### STATED GOAL
Reproduce from the records below, with no pictures, exactly the lines between the one containing "Emit a web page" and the one containing "700, 800, 900];", inclusive.

### SOURCE MATERIAL
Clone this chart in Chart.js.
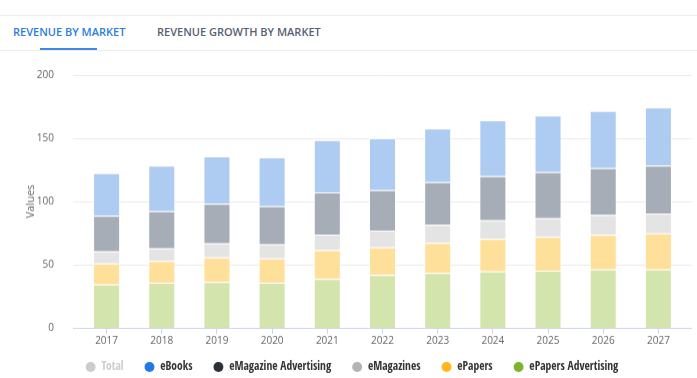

---

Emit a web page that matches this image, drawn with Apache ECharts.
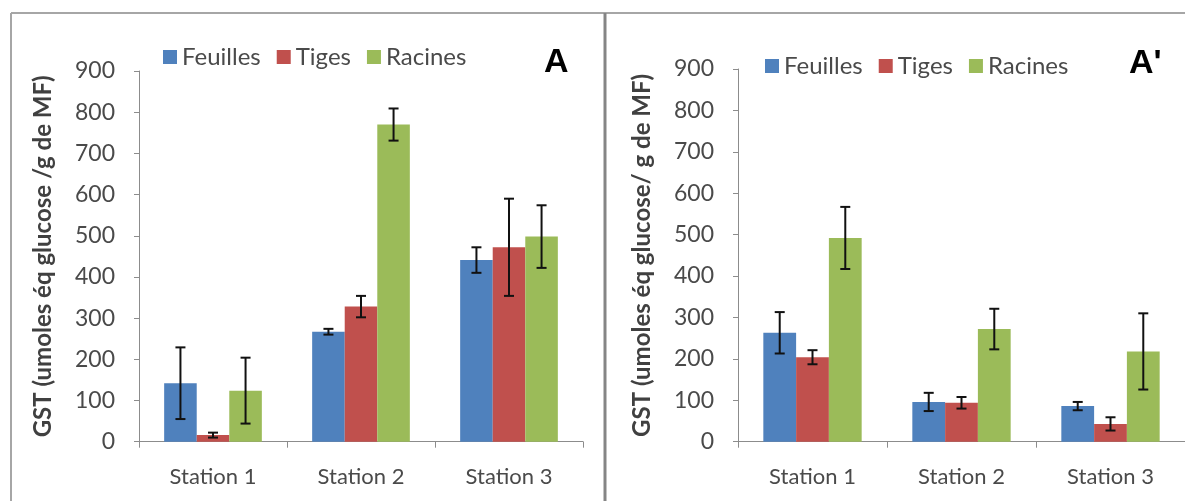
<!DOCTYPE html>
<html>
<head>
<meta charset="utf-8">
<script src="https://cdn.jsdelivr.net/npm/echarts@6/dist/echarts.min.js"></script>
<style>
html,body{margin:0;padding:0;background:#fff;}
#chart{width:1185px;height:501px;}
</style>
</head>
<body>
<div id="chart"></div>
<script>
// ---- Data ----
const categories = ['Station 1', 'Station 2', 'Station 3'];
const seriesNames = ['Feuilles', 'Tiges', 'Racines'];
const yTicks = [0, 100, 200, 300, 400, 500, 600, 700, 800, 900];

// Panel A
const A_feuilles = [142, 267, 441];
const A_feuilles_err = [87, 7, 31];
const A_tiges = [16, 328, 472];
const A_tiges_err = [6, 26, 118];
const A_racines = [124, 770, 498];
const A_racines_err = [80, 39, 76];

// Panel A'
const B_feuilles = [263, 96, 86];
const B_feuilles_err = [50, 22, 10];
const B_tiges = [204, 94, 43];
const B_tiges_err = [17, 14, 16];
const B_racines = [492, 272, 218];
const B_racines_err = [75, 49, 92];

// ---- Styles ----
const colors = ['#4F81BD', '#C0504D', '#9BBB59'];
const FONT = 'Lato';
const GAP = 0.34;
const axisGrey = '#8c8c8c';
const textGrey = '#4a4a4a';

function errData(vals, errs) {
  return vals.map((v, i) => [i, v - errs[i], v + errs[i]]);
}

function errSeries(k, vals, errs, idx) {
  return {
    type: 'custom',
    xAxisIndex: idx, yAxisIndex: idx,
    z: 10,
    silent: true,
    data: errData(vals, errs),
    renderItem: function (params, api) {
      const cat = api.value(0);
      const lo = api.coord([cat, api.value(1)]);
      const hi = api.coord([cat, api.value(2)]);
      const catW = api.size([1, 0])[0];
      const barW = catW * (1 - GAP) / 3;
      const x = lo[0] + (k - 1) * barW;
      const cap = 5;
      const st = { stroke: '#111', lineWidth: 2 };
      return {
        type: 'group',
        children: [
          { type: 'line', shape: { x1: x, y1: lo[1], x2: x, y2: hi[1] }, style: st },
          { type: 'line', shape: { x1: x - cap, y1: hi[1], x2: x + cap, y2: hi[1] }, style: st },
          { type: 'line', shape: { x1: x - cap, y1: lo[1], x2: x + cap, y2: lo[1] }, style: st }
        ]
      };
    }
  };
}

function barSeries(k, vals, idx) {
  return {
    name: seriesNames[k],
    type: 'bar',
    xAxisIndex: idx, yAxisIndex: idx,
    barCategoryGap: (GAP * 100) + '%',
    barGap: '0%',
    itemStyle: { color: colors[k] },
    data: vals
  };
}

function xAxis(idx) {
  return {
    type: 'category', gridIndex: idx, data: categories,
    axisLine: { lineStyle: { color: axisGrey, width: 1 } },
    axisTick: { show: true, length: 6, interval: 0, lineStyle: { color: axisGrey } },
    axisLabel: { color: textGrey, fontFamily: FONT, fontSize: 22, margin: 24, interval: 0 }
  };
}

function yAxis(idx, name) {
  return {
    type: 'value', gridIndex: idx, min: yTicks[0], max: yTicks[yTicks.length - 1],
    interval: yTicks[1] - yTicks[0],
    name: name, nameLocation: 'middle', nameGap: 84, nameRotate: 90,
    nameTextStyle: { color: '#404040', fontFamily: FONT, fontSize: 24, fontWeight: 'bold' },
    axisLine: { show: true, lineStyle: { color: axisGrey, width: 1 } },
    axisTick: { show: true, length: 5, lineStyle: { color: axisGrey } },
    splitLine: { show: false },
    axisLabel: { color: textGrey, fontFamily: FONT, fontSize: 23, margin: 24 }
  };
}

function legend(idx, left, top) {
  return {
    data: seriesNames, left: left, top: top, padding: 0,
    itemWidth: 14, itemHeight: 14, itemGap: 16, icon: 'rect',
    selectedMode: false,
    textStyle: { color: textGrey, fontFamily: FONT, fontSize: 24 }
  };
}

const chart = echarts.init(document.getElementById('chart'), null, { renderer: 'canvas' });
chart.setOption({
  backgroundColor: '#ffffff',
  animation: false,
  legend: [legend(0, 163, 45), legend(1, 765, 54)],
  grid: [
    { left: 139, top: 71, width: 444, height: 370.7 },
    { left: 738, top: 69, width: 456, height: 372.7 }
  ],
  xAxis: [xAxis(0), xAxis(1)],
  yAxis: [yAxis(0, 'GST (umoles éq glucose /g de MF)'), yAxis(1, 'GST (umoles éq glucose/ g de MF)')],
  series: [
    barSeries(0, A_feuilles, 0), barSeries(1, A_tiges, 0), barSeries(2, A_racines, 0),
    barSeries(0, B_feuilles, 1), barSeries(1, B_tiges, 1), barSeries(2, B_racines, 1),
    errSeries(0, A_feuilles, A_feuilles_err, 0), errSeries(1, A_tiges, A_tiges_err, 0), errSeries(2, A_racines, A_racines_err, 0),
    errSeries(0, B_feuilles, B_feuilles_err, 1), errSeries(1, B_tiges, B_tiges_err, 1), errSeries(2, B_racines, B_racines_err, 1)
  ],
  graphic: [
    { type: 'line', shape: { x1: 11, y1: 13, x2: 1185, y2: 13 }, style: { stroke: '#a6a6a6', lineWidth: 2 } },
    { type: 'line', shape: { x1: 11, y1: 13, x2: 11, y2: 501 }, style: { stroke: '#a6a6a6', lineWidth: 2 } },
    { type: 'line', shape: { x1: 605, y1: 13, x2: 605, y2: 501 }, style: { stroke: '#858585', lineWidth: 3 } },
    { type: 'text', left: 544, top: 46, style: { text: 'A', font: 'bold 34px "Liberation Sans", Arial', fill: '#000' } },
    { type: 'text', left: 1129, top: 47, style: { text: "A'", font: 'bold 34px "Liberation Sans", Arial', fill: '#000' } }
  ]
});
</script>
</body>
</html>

### SOLUTION TO THIS PROBLEM
Emit a web page that matches this image, drawn with Apache ECharts.
<!DOCTYPE html>
<html>
<head>
<meta charset="utf-8">
<script src="https://cdn.jsdelivr.net/npm/echarts@6/dist/echarts.min.js"></script>
<style>
html,body{margin:0;padding:0;background:#fff;}
#chart{width:1185px;height:501px;}
</style>
</head>
<body>
<div id="chart"></div>
<script>
// ---- Data ----
const categories = ['Station 1', 'Station 2', 'Station 3'];
const seriesNames = ['Feuilles', 'Tiges', 'Racines'];
const yTicks = [0, 100, 200, 300, 400, 500, 600, 700, 800, 900];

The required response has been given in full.